Author note: I have previously served on business school faculties at the University of Technology Sydney, Monash University, Purdue University, and Toronto Metropolitan University. All thoughts below are my own and do not reflect those of the administration at these or other academic institutions.

I keep coming back to a simple tension in business academia. Schools talk constantly about research that matters—work that is impactful, societally relevant, and connected to real-world problems. Ethics, sustainability, and responsibility are now standard parts of that language. At the same time, when I look at how researchers are actually evaluated, the system reduces those ambitions to something much narrower: a list of journals.

The recent update to the Financial Times FT50 made this tension more visible. Journals such as Journal of Business Ethics were removed, while others like Psychological Science were added. On the surface, this looks like a routine adjustment—an attempt to refine what counts as “top” research. But the more I think about it, the harder it is to see this as a neutral change. In a system where hiring, tenure, and institutional rankings are tied so closely to the FT50, altering the list is not just descriptive. It changes the set of viable choices that researchers can make.

What interests me is not the list itself, but what happens when people encounter it under constraint. The FT50 doesn’t tell anyone what to study. It doesn’t explicitly say that ethics matters less or that experimental work matters more. But it doesn’t need to. It only needs to reward certain outcomes more reliably than others. Once that happens, behavior adjusts.

I’ve seen versions of this play out in very concrete moments. A PhD student deciding on a dissertation topic is not just asking what is interesting; they are asking what is survivable. One path might involve studying how firms respond to climate risk, incorporating messy data, interdisciplinary theory, and questions that are partly normative. Another path might involve a set of tightly controlled experiments with clearly defined variables and a straightforward route to journals that sit comfortably on the FT50. Both projects can be intellectually serious. But under pressure—when job market outcomes depend on recognizable signals—the tradeoff becomes clearer.
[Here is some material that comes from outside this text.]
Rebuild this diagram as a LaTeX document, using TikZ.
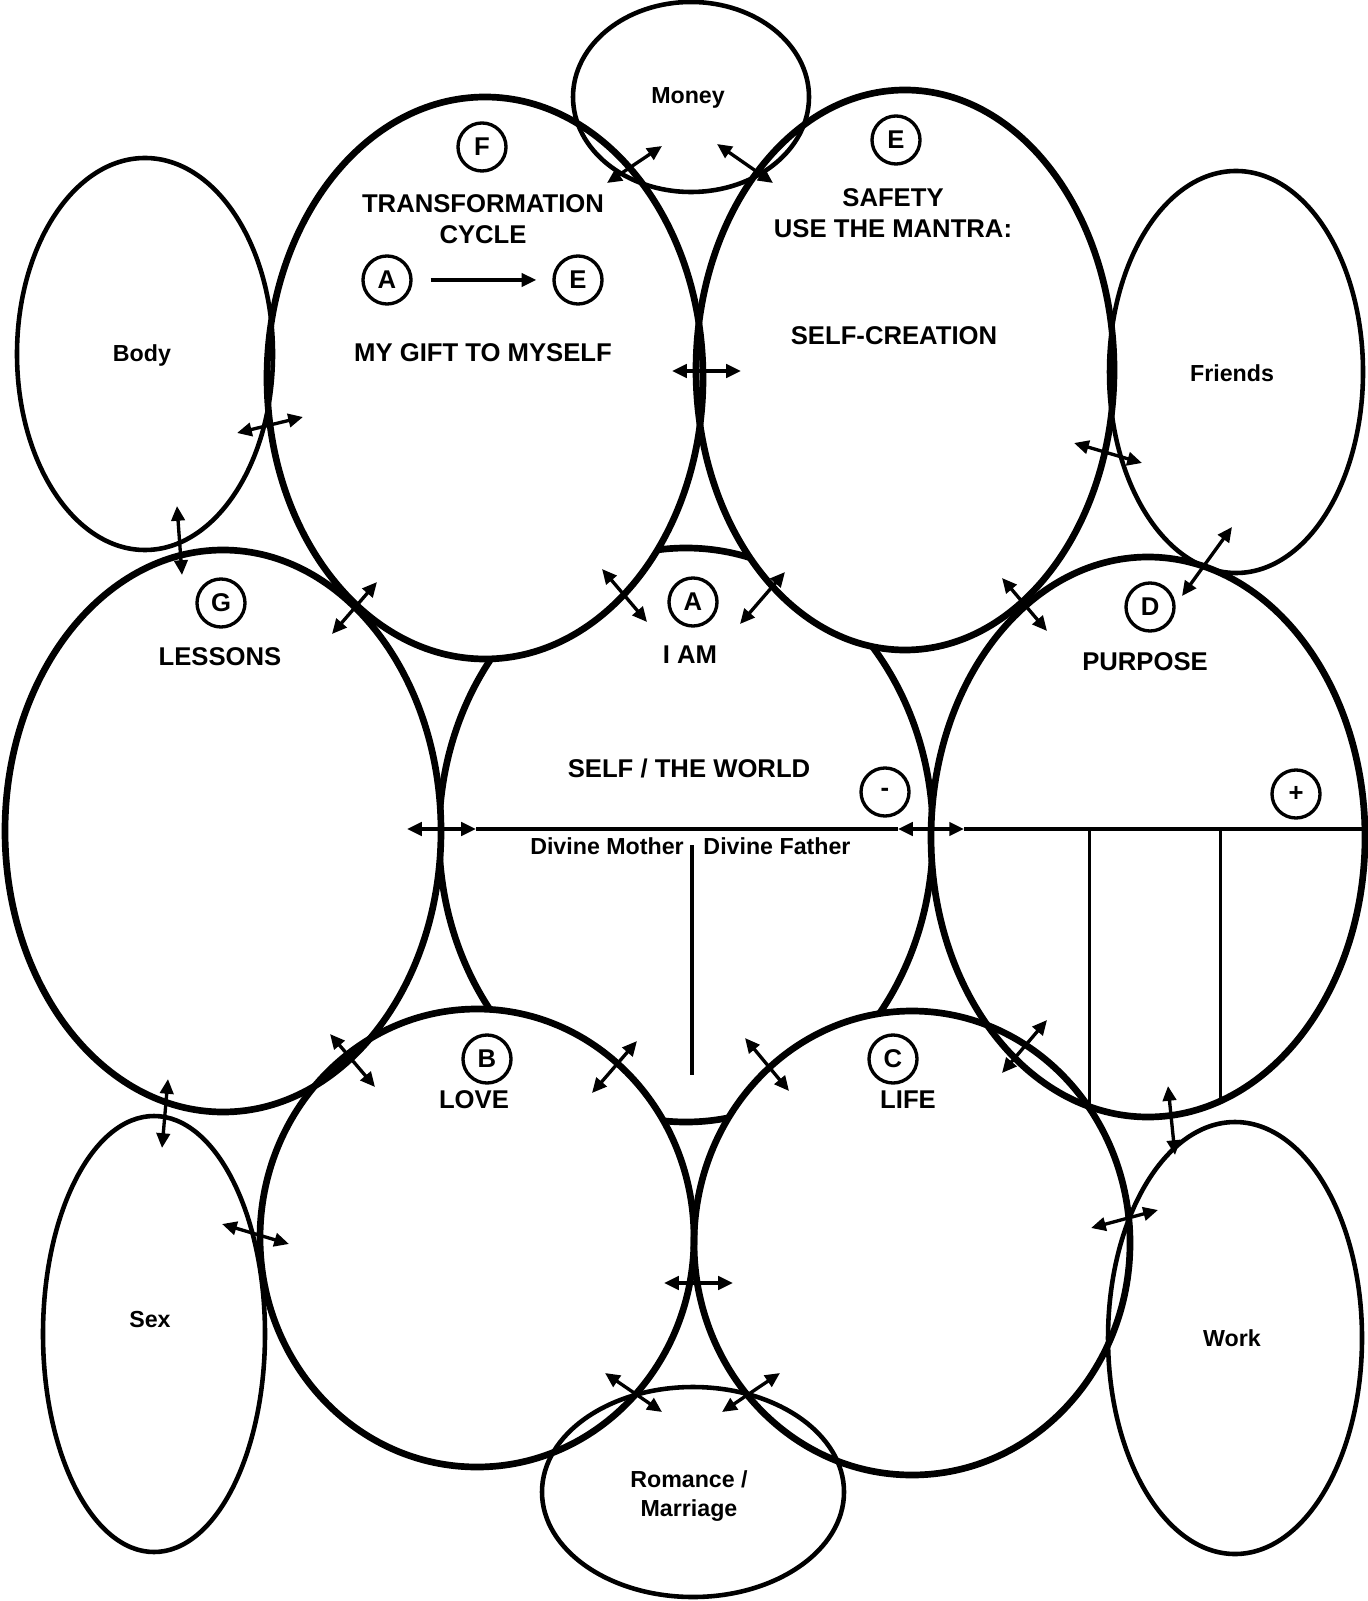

The second project is easier to explain, easier to place, and easier for others to evaluate within the system.

If this dynamic feels familiar, it’s because it shows up more often than it seems — and once you see it, you start noticing it everywhere. Subscribe for new Trust Signal essays twice a week.

The same pattern shows up in hiring. I’ve watched committees compare candidates whose work is widely discussed but sits outside the FT50 with others whose publications align perfectly with it. No one in those discussions claims that one type of work is inherently more meaningful. But when uncertainty enters—when the committee has to justify a decision to others—the list becomes the anchor. It provides a shared language for evaluation, and that language favors what it can count.
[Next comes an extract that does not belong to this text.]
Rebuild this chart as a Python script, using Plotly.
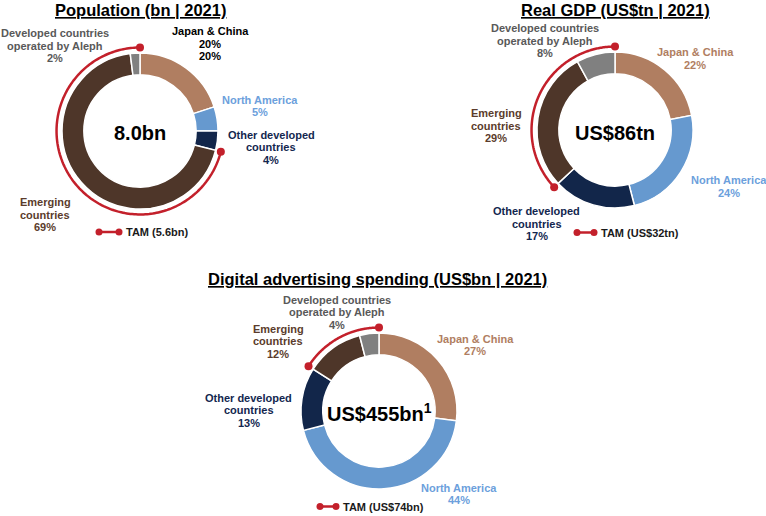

What I find striking is how little explicit agreement is required for this to happen. No one needs to decide that ethics research is less important or that certain methods are superior. The structure does the work. Researchers observe what is rewarded and adjust accordingly. Over time, those adjustments accumulate into a shift in the field.

This is where the idea of trust becomes useful. The system says it values impactful, societally relevant research. But what it actually trusts is revealed in a different way. It trusts what it can evaluate consistently. It trusts outputs that fit standardized formats, that can be compared across candidates, and that reduce ambiguity in decision-making.

A system doesn’t trust what it praises. It trusts what it can reliably evaluate.

From that perspective, the FT50 is not just a ranking. It is a filter. It determines which kinds of work are legible within the system and which ones are harder to justify. Journals like Journal of Business Ethics have historically hosted research that is broader, more interdisciplinary, and often more critical of existing institutional arrangements. The questions they raise—about responsibility, power, and long-term consequences—are difficult to compress into standardized empirical designs. By contrast, journals like Psychological Science represent a form of clarity that the system can more easily process. The questions are narrower, the methods are more controlled, and the outputs are easier to compare.

Neither approach is inherently superior, but they do not impose the same demands on the system that evaluates them. When one is rewarded more consistently than the other, the balance shifts. Researchers do not stop caring about broader questions, but they become more selective about when and how they pursue them. Projects that are intellectually important but methodologically misaligned with the FT50 become riskier. The opportunity cost rises.

A field doesn’t eliminate the questions it finds difficult. It makes them expensive to ask.

What makes the FT50 update consequential is not the specific journals that were removed or added, but what those changes signal about what the system now finds easier to process. Over time, this affects what gets studied, how it gets studied, and who gets rewarded for doing it. The shift is gradual, but it is cumulative. A few altered decisions at the margin—one dissertation topic, one hiring choice, one tenure case—eventually reshape the distribution of work in the field.

The more I think about it, the less useful it is to ask whether the update is justified in technical terms. The more revealing question is what kind of research the system now makes easier to produce, and what kind it makes harder. Because that distinction is where the system’s true priorities show up—not in what it says, but in what it consistently rewards when the stakes are real.

A list like the FT50 doesn’t just rank journals. It defines what is worth attempting.

And over time, that definition becomes the field itself.